Some of Thomas Cook’s creditors – its bondholders – are threatening to derail the rescue deal unless they can guarantee a return on their investment.
The proposed deal needs support from 75% of debt holders to succeed and it is understood the group of bondholders has control of over 25% so could therefore vote it down.
This extract from an article in the Financial Times explains the technicalities in more detail:
“The hedge funds are not resisting because they think the rescue plan is a bad one. Nor do they think the restructuring is too favourable to shareholders, rather than creditors. It is because they are worried the scheme might not trigger payouts on Credit Default Swaps (CDS). These are derivatives that behave like insurance contracts, protecting holders against the risk that a company does not repay its debts. Yet while a life insurance contract is simple to settle — a person is either alive or dead — the shades of grey in the death of a company make CDS much more unpredictable.”
To try and ensure the bondholders get their payouts, Thomas Cook moved the creditor vote on the restructuring back a week to September 27 and filed for Chapter 15 bankruptcy protection in the US courts. This is a technical filing which seeks US legal recognition of Thomas Cook’s recapitalisation, which is required due the bonds being issued by a UK listed entity but governed by US law.
Importantly, it does not involve a bankruptcy process of any kind in relation to Thomas Cook. It simply, or not so simply, serves to show the company is insolvent and bondholders should therefore receive CDS payouts.
A panel of lawyers from a group of banks which make up the snappily-named Credit Derivatives Determinations Committees (DCs) in the UK will now decide if a bankruptcy credit event occurred. If it decides it has, this could activate the CDS payouts. However, this is by no means guaranteed.
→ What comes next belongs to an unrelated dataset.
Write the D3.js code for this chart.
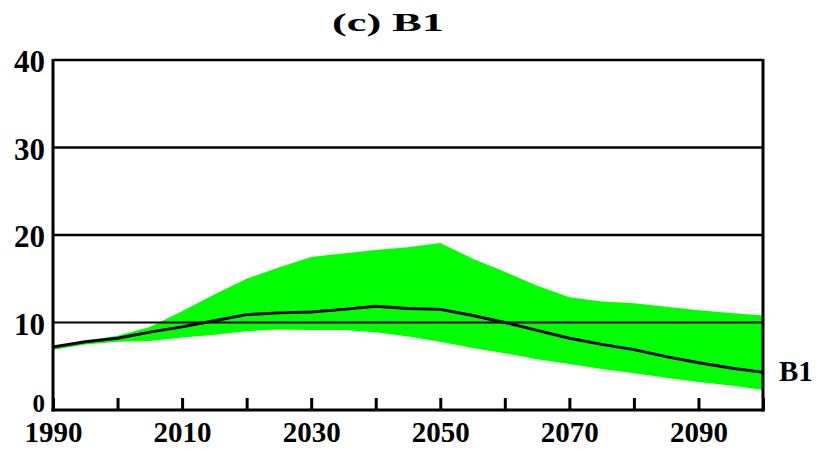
<!DOCTYPE html>
<html>
<head>
<meta charset="utf-8">
<script src="https://cdn.jsdelivr.net/npm/d3@7"></script>
<style>
  html, body { margin: 0; padding: 0; background: #ffffff; }
  svg { display: block; }
</style>
</head>
<body>
<svg id="chart" width="817" height="449"></svg>
<script>
// ---- data ----
const years  = [1990, 1995, 2000, 2005, 2010, 2015, 2020, 2025, 2030, 2035, 2040, 2045, 2050, 2055, 2060, 2065, 2070, 2075, 2080, 2085, 2090, 2095, 2100];
const upper  = [7.3, 7.9, 8.5, 9.5, 11.3, 13.2, 15.0, 16.3, 17.5, 17.9, 18.3, 18.6, 19.1, 17.3, 15.8, 14.2, 12.9, 12.4, 12.2, 11.8, 11.4, 11.1, 10.8];
const median = [7.2, 7.8, 8.2, 8.9, 9.5, 10.2, 10.9, 11.1, 11.2, 11.5, 11.85, 11.6, 11.5, 10.8, 10.0, 9.1, 8.2, 7.5, 6.9, 6.1, 5.4, 4.8, 4.3];
const lower  = [6.9, 7.5, 7.8, 7.9, 8.3, 8.6, 9.0, 9.2, 9.14, 9.14, 8.9, 8.4, 7.8, 7.1, 6.5, 5.8, 5.25, 4.7, 4.2, 3.7, 3.2, 2.8, 2.3];
const xTicks = [1990, 2000, 2010, 2020, 2030, 2040, 2050, 2060, 2070, 2080, 2090, 2100];
const xTickLabels = ["1990", "", "2010", "", "2030", "", "2050", "", "2070", "", "2090", ""];
const yTicks = [0, 10, 20, 30, 40];
const title = "(c) B1";
const seriesLabel = "B1";

const rows = years.map((y, i) => ({ year: y, hi: upper[i], mid: median[i], lo: lower[i] }));

const svg = d3.select("#chart");
const x = d3.scaleLinear().domain([1990, 2100]).range([53, 763]);
const y = d3.scaleLinear().domain([0, 40]).range([410, 60]);
const FONT = "'Liberation Serif', 'Times New Roman', serif";

// band
svg.append("path")
  .datum(rows)
  .attr("fill", "#00ff00")
  .attr("d", d3.area().x(d => x(d.year)).y0(d => y(d.lo)).y1(d => y(d.hi)));

// gridlines
svg.append("g").selectAll("line")
  .data(yTicks.filter(v => v > 0))
  .join("line")
  .attr("x1", x(1990)).attr("x2", x(2100))
  .attr("y1", d => y(d)).attr("y2", d => y(d))
  .attr("stroke", "#000").attr("stroke-width", d => d === 10 ? 2 : 2.6);

// median line
svg.append("path")
  .datum(rows)
  .attr("fill", "none")
  .attr("stroke", "#000")
  .attr("stroke-width", 3)
  .attr("d", d3.line().x(d => x(d.year)).y(d => y(d.mid)));

// bottom axis with inward ticks
const xAxis = d3.axisBottom(x)
  .tickValues(xTicks)
  .tickSize(-12)
  .tickFormat((d, i) => xTickLabels[i]);
const gx = svg.append("g").attr("transform", `translate(0,${y(0)})`).call(xAxis);
gx.select(".domain").remove();
gx.selectAll(".tick line").attr("stroke", "#000").attr("stroke-width", 3);
gx.selectAll(".tick text")
  .attr("y", 32).attr("dy", null)
  .attr("font-family", FONT).attr("font-weight", "bold").attr("font-size", 29)
  .attr("fill", "#000");

// left axis labels
const yAxis = d3.axisLeft(y).tickValues(yTicks).tickSize(0).tickPadding(8).tickFormat(d3.format("d"));
const gy = svg.append("g").attr("transform", `translate(${x(1990)},0)`).call(yAxis);
gy.select(".domain").remove();
gy.selectAll(".tick text")
  .attr("dy", d => d === 0 ? "0.04em" : "0.38em")
  .attr("font-family", FONT).attr("font-weight", "bold").attr("font-size", d => d === 0 ? 25 : 31)
  .attr("fill", "#000");

// frame: left, bottom, right
const frame = svg.append("g").attr("stroke", "#000").attr("stroke-width", 3);
frame.append("line").attr("x1", x(1990)).attr("x2", x(1990)).attr("y1", y(40) - 1).attr("y2", y(0) + 1.5);
frame.append("line").attr("x1", x(1990) - 1.5).attr("x2", x(2100) + 1.5).attr("y1", y(0)).attr("y2", y(0));
frame.append("line").attr("x1", x(2100)).attr("x2", x(2100)).attr("y1", y(40) - 1).attr("y2", y(0) + 1.5);

// title
svg.append("text")
  .attr("x", 388).attr("y", 31)
  .attr("text-anchor", "middle")
  .attr("font-family", FONT).attr("font-weight", "bold").attr("font-size", 26)
  .attr("textLength", 112).attr("lengthAdjust", "spacingAndGlyphs")
  .text(title);

// series label at the end of the median line
svg.append("text")
  .attr("x", 779).attr("y", y(median[median.length - 1]) + 9)
  .attr("font-family", FONT).attr("font-weight", "bold").attr("font-size", 29)
  .text(seriesLabel);
</script>
</body>
</html>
The panel was due to meet on Thursday (September 19) but postponed the meeting until Monday, for reasons we don’t know.
How pivotal the outcome of the hearing is, is up for debate. One industry insider said there were other means by which Thomas Cook can structure a deal to create a “credit event” to please the bondholders if the CDS route doesn’t bring the desired results.
What we can assume is that if the meeting goes ahead on September 27, Thomas Cook must be confident it will get enough votes to get the deal over the line.
And we were told this week by legal advisor to the Association of Atol Companies, Alan Bowen, that the CAA can extend Thomas Cook’s Atol licence, which is due to expire on October 1, by up to 14 days. This may be necessary if the meeting were pushed back again or if Thomas Cook needed more time to tie up loose ends.
So for now, it’s a matter of ‘watch this space’. Everyone in the industry will be praying Cook can find the £200 million and give the bondholders what they want so it can get this deal done next Friday.
If Thomas Cook doesn’t, the “consequences don’t bear thinking about”, as one industry insider put it.